## Import Libraries

In [None]:
%matplotlib inline

import matplotlib.pyplot as plt
import pandas as pd

from sklearn.datasets import load_iris
from sklearn.preprocessing import StandardScaler

from sklearn.decomposition import PCA

## Load the Dataset
The Iris dataset is one of datasets scikit-learn comes with that do not require the downloading of any file from some external website. The code below loads the iris dataset.

In [None]:
data = load_iris()
df = pd.DataFrame(data.data, columns=data.feature_names)
df['target'] = data.target

In [None]:
speciesDict = {0: 'setosa', 1:'versicolor', 2:'virginica'}

df.loc[:,'target'] = df.loc[:, 'target'].apply(lambda x: speciesDict[x])

In [None]:
df.head()

## Standardize the Data


In [None]:
# Apply Standardization to features matrix X
features = ['sepal length (cm)', 'sepal width (cm)', 'petal length (cm)','petal width (cm)']
x = df.loc[:, features].values
y = df.loc[:,['target']].values

In [None]:
x = StandardScaler().fit_transform(x)

## PCA Projection to 2D


In [None]:
# Make an instance of PCA
pca = PCA(n_components=2)

# Fit and transform the data
principalComponents = pca.fit_transform(x)

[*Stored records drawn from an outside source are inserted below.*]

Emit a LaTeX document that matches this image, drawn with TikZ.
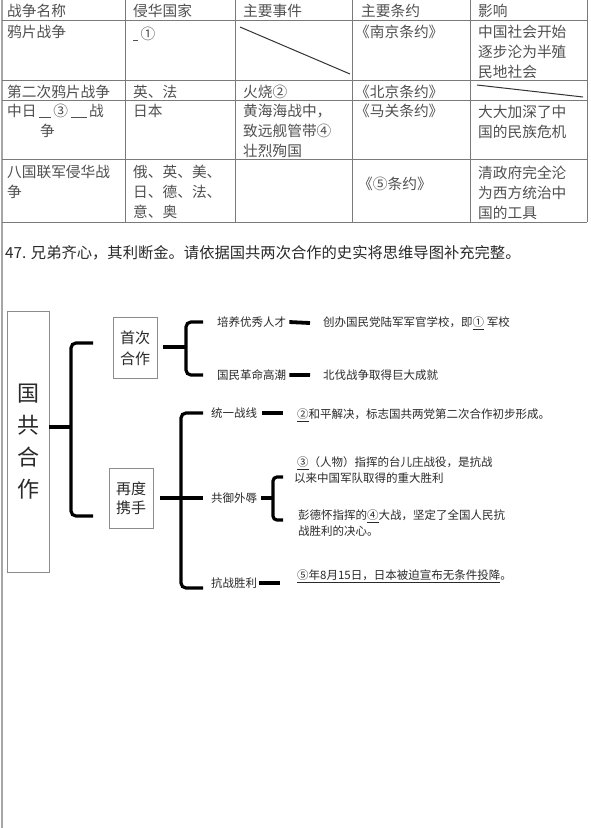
\documentclass[tikz,border=0pt]{standalone}
\usepackage{fontspec}
\setmainfont{Noto Sans CJK SC}
\definecolor{tgray}{HTML}{505050}
\definecolor{lgray}{HTML}{7A7A7A}
\definecolor{bgray}{HTML}{8C8C8C}
\definecolor{mtext}{HTML}{2A2A2A}
\begin{document}
\begin{tikzpicture}[x=1pt,y=-1pt,
 tline/.style={draw=lgray,line width=0.9pt},
 slash/.style={draw=black!80,line width=1pt},
 cell/.style={anchor=north west,inner sep=0pt,text=tgray,align=left,font=\fontsize{14.7}{20}\selectfont},
 qline/.style={anchor=base west,inner sep=0pt,text=mtext,font=\fontsize{15.3}{20}\selectfont},
 mbox/.style={draw=bgray,line width=0.8pt,inner sep=0pt,align=center,text=mtext},
 mt/.style={anchor=base west,inner sep=0pt,text=mtext,font=\fontsize{11.5}{16}\selectfont},
 mtm/.style={anchor=north west,inner sep=0pt,text=mtext,align=left,font=\fontsize{11.5}{16}\selectfont},
 brk/.style={draw=black,line width=3.2pt,rounded corners=5pt},
 dsh/.style={draw=black,line width=3.8pt},
]
\useasboundingbox (0,0) rectangle (590,828);
\fill[white] (0,0) rectangle (590,828);

% ---------- table grid ----------
\draw[draw=gray!70,line width=1.6pt] (2,0) -- (2,828);
\foreach \yy in {20,80,100,159,222} \draw[tline] (2,\yy) -- (587,\yy);
\foreach \xx in {125,235,352,470,587} \draw[tline] (\xx,0) -- (\xx,222);

% ---------- table text ----------
\node[cell] (h1) at (7,3.5) {战争名称};
\node[cell] (h2) at (133,3.5) {侵华国家};
\node[cell] (h3) at (243,3.5) {主要事件};
\node[cell] (h4) at (361,3.5) {主要条约};
\node[cell] (h5) at (478,3.5) {影响};

\node[cell] (r1a) at (7,24.5) {鸦片战争};
\node[cell] (r1b) at (133,27) {\rule[-1.5pt]{5pt}{0.7pt}\,①};
\coordinate (d1a) at (240,27);
\coordinate (d1b) at (350,74);
\draw[slash] (d1a) -- (d1b);
\node[cell] (r1d) at (355,24.5) {《南京条约》};
\node[cell] (r1e) at (478,24.5) {中国社会开始\\逐步沦为半殖\\民地社会};

\node[cell] (r2a) at (7,84.5) {第二次鸦片战争};
\node[cell] (r2b) at (133,84.5) {英、法};
\node[cell] (r2c) at (243,84.5) {火烧②};
\node[cell] (r2d) at (355,84.5) {《北京条约》};
\coordinate (d2a) at (477,85);
\coordinate (d2b) at (583,97);
\draw[slash] (d2a) -- (d2b);

\node[cell] (r3a) at (7,103.5) {中日\,\rule[-1.5pt]{12pt}{0.8pt}\,③\,\rule[-1.5pt]{16pt}{0.8pt}\,战\\\hspace*{33pt}争};
\node[cell] (r3b) at (133,103.5) {日本};
\node[cell] (r3c) at (243,103.5) {黄海海战中，\\致远舰管带④\\壮烈殉国};
\node[cell] (r3d) at (355,103.5) {《马关条约》};
\node[cell] (r3e) at (478,104.5) {大大加深了中\\国的民族危机};

\node[cell] (r4a) at (7,164.5) {八国联军侵华战\\争};
\node[cell] (r4b) at (133,164.5) {俄、英、美、\\日、德、法、\\意、奥};
\node[cell] (r4d) at (358,176.5) {《⑤条约》};
\node[cell] (r4e) at (478,165.5) {清政府完全沦\\为西方统治中\\国的工具};

% ---------- question line ----------
\node[qline] (q47) at (5,258.5) {47. 兄弟齐心，其利断金。请依据国共两次合作的史实将思维导图补充完整。};

% ---------- mind map ----------
\node[mbox,minimum width=42pt,minimum height=261pt,font=\fontsize{22}{32}\selectfont] (gc) at (28,441.5) {国\\共\\合\\作};
\node[mbox,minimum width=44pt,minimum height=61pt,font=\fontsize{15}{21}\selectfont] (fc) at (135,348) {首次\\合作};
\node[mbox,minimum width=44pt,minimum height=60pt,font=\fontsize{15}{19}\selectfont] (zc) at (131,498) {再度\\携手};

% main bracket
\coordinate (b1t) at (93,343);
\coordinate (b1v) at (71,427);
\coordinate (b1b) at (93,516);
\draw[brk] (b1t) -| (b1v) |- (b1b);
\draw[dsh] (gc.east |- b1v) -- (b1v);

% first cooperation
\node[mt] (p1) at (217,326.4) {培养优秀人才};
\node[mt] (p1r) at (323,326.4) {创办国民党陆军军官学校，即\underline{①} 军校};
\node[mt] (p2) at (217,379.4) {国民革命高潮};
\node[mt] (p2r) at (323,379.4) {北伐战争取得巨大成就};
\coordinate (b2t) at (203,322);
\coordinate (b2v) at (186,347);
\coordinate (b2b) at (203,375);
\draw[brk] (b2t) -| (b2v) |- (b2b);
\draw[dsh] ([xshift=6pt]fc.east |- b2v) -- (b2v);
\draw[dsh] ([xshift=3pt]p1.east) -- ([xshift=-13pt]p1r.west);
\draw[dsh] ([xshift=3pt]p2.east) -- ([xshift=-13pt]p2r.west);

% second cooperation
\node[mt] (s1) at (211,417.4) {统一战线};
\node[mt] (s1r) at (297,418.4) {\underline{②}和平解决，标志国共两党第二次合作初步形成。};
\node[mt] (s2) at (211,502.4) {共御外辱};
\node[mtm] (s2a) at (294,456.5) {\hspace*{3pt}\underline{③}（人物）指挥的台儿庄战役，是抗战\\以来中国军队取得的重大胜利};
\node[mtm] (s2b) at (298,509.5) {彭德怀指挥的\underline{④}大战，坚定了全国人民抗\\战胜利的决心。};
\node[mt] (s3) at (211,587.4) {抗战胜利};
\node[mt] (s3r) at (297,579.4) {\underline{⑤年8月15日，日本被迫宣布无条件投降}。};

\coordinate (b3t) at (203,413);
\coordinate (b3v) at (181,498);
\coordinate (b3b) at (203,588);
\draw[brk] (b3t) -| (b3v) |- (b3b);
\draw[dsh] ([xshift=7pt]zc.east) -- ([xshift=-8pt]s2.west |- zc.east);
\draw[dsh] ([xshift=5pt]s1.east |- b3t) -- ([xshift=-14pt]s1r.west |- b3t);
\draw[dsh] ([xshift=2pt]s3.east) -- ([xshift=-17pt]s3r.west |- s3.east);

\coordinate (b4t) at (283,477);
\coordinate (b4v) at (273,498);
\coordinate (b4b) at (283,520);
\draw[brk,rounded corners=4pt] (b4t) -| (b4v) |- (b4b);
\draw[dsh] ([xshift=4pt]s2.east |- b4v) -- (b4v);
\end{tikzpicture}
\end{document}
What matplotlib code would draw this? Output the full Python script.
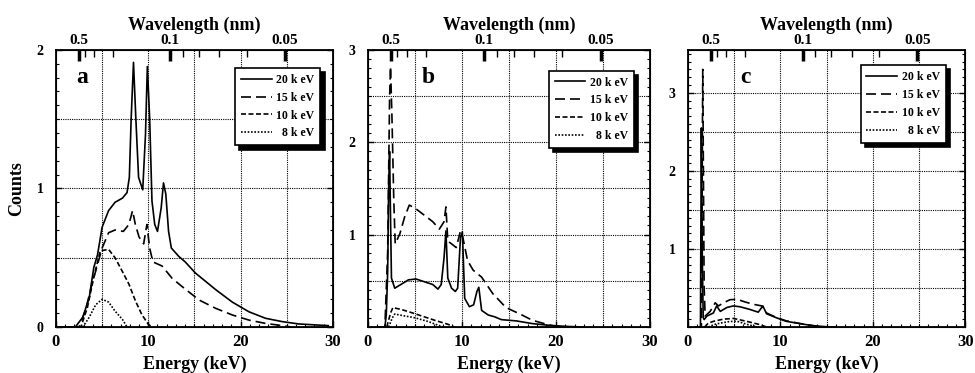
import matplotlib.pyplot as plt
import numpy as np
from matplotlib.ticker import MultipleLocator, FixedLocator

plt.rcParams['font.family'] = ['Liberation Serif', 'DejaVu Serif']
plt.rcParams['font.weight'] = 'bold'

# Données (énergie en keV, coups)
labels = ['20 k eV', '15 k eV', '10 k eV', '  8 k eV']

# panneau a
a20_e = [0, 2.1, 2.9, 3.6, 4.1, 4.5, 5.0, 5.7, 6.4, 7.2, 7.7, 7.95, 8.15, 8.4, 8.65, 8.95,
         9.4, 9.7, 9.9, 10.15, 10.4, 10.7, 11.0, 11.4, 11.65, 11.9, 12.2, 12.5, 13.3, 14.0,
         15.1, 17.3, 19.1, 20.9, 22.7, 24.5, 26.3, 29.5]
a20_c = [0, 0, 0.07, 0.21, 0.43, 0.52, 0.72, 0.84, 0.90, 0.93, 0.97, 1.08, 1.51, 1.91, 1.51,
         1.08, 0.99, 1.39, 1.88, 1.51, 0.91, 0.74, 0.69, 0.86, 1.04, 0.96, 0.69, 0.57, 0.51,
         0.47, 0.39, 0.27, 0.18, 0.11, 0.063, 0.039, 0.022, 0.01]
a15_e = [0, 2.5, 3.2, 3.9, 4.5, 5.0, 5.7, 6.4, 7.3, 7.9, 8.3, 8.6, 9.0, 9.5, 9.85, 10.15,
         10.5, 11.5, 12.6, 13.7, 15.5, 17.3, 19.1, 20.9, 22.7, 24.5, 25.5]
a15_c = [0, 0, 0.12, 0.31, 0.45, 0.57, 0.68, 0.70, 0.69, 0.74, 0.84, 0.74, 0.65, 0.60, 0.74,
         0.57, 0.47, 0.44, 0.35, 0.29, 0.195, 0.135, 0.087, 0.05, 0.026, 0.01, 0]
a10_e = [0, 2.7, 3.4, 4.1, 4.8, 5.7, 6.4, 7.2, 7.9, 8.6, 9.3, 10.0, 10.4]
a10_c = [0, 0, 0.14, 0.36, 0.55, 0.56, 0.50, 0.40, 0.31, 0.19, 0.09, 0.02, 0]
a8_e = [0, 2.9, 3.6, 4.3, 5.0, 5.7, 6.4, 7.2, 7.7]
a8_c = [0, 0, 0.07, 0.16, 0.20, 0.18, 0.115, 0.055, 0]

# panneau b
b20_e = [1.0, 1.8, 1.95, 2.1, 2.2, 2.3, 2.4, 2.5, 2.85, 3.5, 4.3, 5.1, 6.0, 6.9, 7.45, 7.8,
         8.1, 8.3, 8.5, 8.9, 9.3, 9.55, 9.85, 10.05, 10.3, 10.8, 11.25, 11.6, 11.8, 12.1,
         12.8, 13.5, 14.2, 15.8, 17.5, 19.3, 21.1, 22.9]
b20_c = [0, 0, 0.13, 0.6, 1.5, 1.9, 1.2, 0.53, 0.42, 0.46, 0.51, 0.52, 0.49, 0.46, 0.41,
         0.46, 0.75, 1.04, 0.53, 0.42, 0.385, 0.42, 0.97, 1.03, 0.31, 0.22, 0.24, 0.385,
         0.43, 0.18, 0.13, 0.11, 0.08, 0.066, 0.037, 0.018, 0.007, 0]
b15_e = [1.0, 1.8, 2.1, 2.3, 2.4, 2.55, 2.75, 2.9, 3.4, 3.9, 4.4, 5.1, 6.0, 6.9, 7.6, 8.1,
         8.3, 8.5, 8.9, 9.4, 9.85, 10.1, 10.6, 11.2, 12.1, 13.3, 14.7, 16.2, 17.5, 19.0,
         20.0, 21.1]
b15_c = [0, 0, 0.82, 2.47, 2.82, 2.29, 1.37, 0.90, 1.01, 1.19, 1.32, 1.28, 1.21, 1.14, 1.06,
         1.14, 1.30, 0.93, 0.90, 0.86, 1.04, 0.97, 0.72, 0.615, 0.54, 0.36, 0.21, 0.14,
         0.073, 0.03, 0.007, 0]
b10_e = [2.0, 2.4, 2.65, 3.55, 4.6, 5.7, 7.1, 8.5, 9.2]
b10_c = [0, 0.15, 0.21, 0.19, 0.157, 0.12, 0.073, 0.03, 0]
b8_e = [2.2, 2.6, 2.85, 3.9, 5.0, 6.4, 7.45, 8.0]
b8_c = [0, 0.1, 0.14, 0.12, 0.10, 0.06, 0.02, 0]

# panneau c
c20_e = [0.8, 1.35, 1.45, 1.55, 1.65, 1.75, 2.05, 2.75, 3.1, 3.5, 4.2, 4.9, 5.6, 6.7, 7.6,
         8.1, 8.5, 9.6, 10.6, 12.1, 13.5, 14.9, 16.0]
c20_c = [0, 0, 2.55, 0.9, 0.12, 0.095, 0.14, 0.18, 0.27, 0.20, 0.25, 0.27, 0.26, 0.225,
         0.19, 0.27, 0.17, 0.117, 0.074, 0.043, 0.017, 0.004, 0]
c15_e = [0.8, 1.45, 1.6, 1.75, 1.86, 2.4, 2.95, 3.3, 3.85, 4.55, 5.3, 6.2, 7.1, 8.0, 8.5,
         9.6, 10.6, 12.1, 13.5, 15.0]
c15_c = [0, 0, 3.3, 0.5, 0.14, 0.20, 0.31, 0.27, 0.31, 0.35, 0.355, 0.32, 0.29, 0.27, 0.18,
         0.12, 0.08, 0.045, 0.018, 0]
c10_e = [1.8, 2.2, 2.8, 3.8, 4.9, 6.3, 7.8, 8.5]
c10_c = [0, 0.05, 0.074, 0.10, 0.11, 0.074, 0.03, 0]
c8_e = [2.2, 2.8, 3.5, 4.5, 5.3, 6.5, 7.5]
c8_c = [0, 0.03, 0.05, 0.07, 0.074, 0.03, 0]

# axe du haut : longueurs d'onde (nm)
wl_major = [0.5, 0.1, 0.05]
wl_minor = [0.4, 0.3, 0.2, 0.09, 0.08, 0.07, 0.06]

styles = ['-', (0, (6, 3)), (0, (3, 1.5)), (0, (1, 1))]

panels = [
    ('a', [(a20_e, a20_c), (a15_e, a15_c), (a10_e, a10_c), (a8_e, a8_c)], 2.0, [0, 1, 2]),
    ('b', [(b20_e, b20_c), (b15_e, b15_c), (b10_e, b10_c), (b8_e, b8_c)], 3.0, [1, 2, 3]),
    ('c', [(c20_e, c20_c), (c15_e, c15_c), (c10_e, c10_c), (c8_e, c8_c)], 3.55, [1, 2, 3]),
]

fig = plt.figure(figsize=(9.75, 3.73), dpi=100)
lefts = [0.0574, 0.3774, 0.7056]
widths = [0.284, 0.289, 0.2845]
leg_anchor = [(0.955, 0.935), (0.945, 0.925), (0.93, 0.945)]

for i, (name, curves, ymax, yticks) in enumerate(panels):
    ax = fig.add_axes([lefts[i], 0.1233, widths[i], 0.743])
    for (e, c), ls, lab in zip(curves, styles, labels):
        ax.plot(e, c, color='black', linestyle=ls, linewidth=1.2, label=lab)

    ax.set_xlim(0, 30)
    ax.set_ylim(0, ymax)

    # grille pointillée
    for gx in np.arange(5, 30, 5):
        ax.axvline(gx, color='black', linestyle=(0, (1, 1)), linewidth=0.8, zorder=0)
    for gy in np.arange(0.5, ymax - 0.1, 0.5):
        ax.axhline(gy, color='black', linestyle=(0, (1, 1)), linewidth=0.8, zorder=0)

    ax.set_xticks([0, 10, 20, 30])
    ax.xaxis.set_minor_locator(MultipleLocator(1))
    ax.set_yticks(yticks)
    ax.yaxis.set_minor_locator(MultipleLocator(0.1))
    ax.tick_params(which='both', direction='in', top=False, right=True)
    ax.tick_params(axis='x', which='major', length=4, width=1, labelsize=12, pad=5)
    ax.tick_params(axis='y', which='major', length=4, width=1, labelsize=10, pad=9)
    ax.tick_params(which='minor', length=2.5, width=0.8)
    for s in ax.spines.values():
        s.set_linewidth(1.3)
    ax.set_xlabel('Energy (keV)', fontsize=13, fontweight='bold', labelpad=4)
    if name == 'a':
        ax.set_ylabel('Counts', fontsize=13, fontweight='bold', labelpad=8)

    ax.text(0.075 if name == 'a' else 0.19, 0.9, name, transform=ax.transAxes,
            fontsize=17, fontweight='bold', va='center')

    leg = ax.legend(loc='upper right', bbox_to_anchor=leg_anchor[i], fontsize=8.5,
                    frameon=True, fancybox=False, framealpha=1, edgecolor='black',
                    handlelength=2.6, handletextpad=0.4, labelspacing=0.5,
                    borderpad=0.5, borderaxespad=0,
                    shadow={'facecolor': 'black', 'edgecolor': 'black', 'alpha': 1,
                            'ox': 3, 'oy': -3})
    leg.get_frame().set_linewidth(1.2)

    top = ax.twiny()
    top.set_xlim(0, 30)
    top.xaxis.set_major_locator(FixedLocator([1.24 / w for w in wl_major]))
    top.set_xticklabels([str(w) for w in wl_major])
    top.xaxis.set_minor_locator(FixedLocator([1.24 / w for w in wl_minor]))
    top.tick_params(axis='x', which='major', direction='in', length=8, width=2.5,
                    labelsize=11, pad=2)
    top.tick_params(axis='x', which='minor', direction='in', length=5, width=1)
    top.set_xlabel('Wavelength (nm)', fontsize=13, fontweight='bold', labelpad=3)

fig.savefig('out.png', dpi=100)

principalDf = pd.DataFrame(data = principalComponents, columns = ['principal component 1', 'principal component 2'])

## Visualize 2D Projection
PCA projection to 2D to visualize the entire data set. 

In [None]:
finalDf = pd.concat([principalDf, df[['target']]], axis = 1)

In [None]:
fig, ax = plt.subplots(nrows = 1, ncols = 1, figsize = (8,8));
targets = df.loc[:, 'target'].unique()
colors = ['r', 'g', 'b']

for target, color in zip(targets,colors):
    indicesToKeep = finalDf['target'] == target
    ax.scatter(finalDf.loc[indicesToKeep, 'principal component 1']
               , finalDf.loc[indicesToKeep, 'principal component 2']
               , c = color
               , s = 50)

ax.set_xlabel('Principal Component 1', fontsize = 15)
ax.set_ylabel('Principal Component 2', fontsize = 15)
ax.set_title('2 Component PCA', fontsize = 20)    
ax.legend(targets)
ax.grid()

From the graph, it looks like the setosa class is well separated from the versicolor and virginica classes.

## Explained Variance


In [None]:
pca.explained_variance_ratio_

In [None]:
sum(pca.explained_variance_ratio_)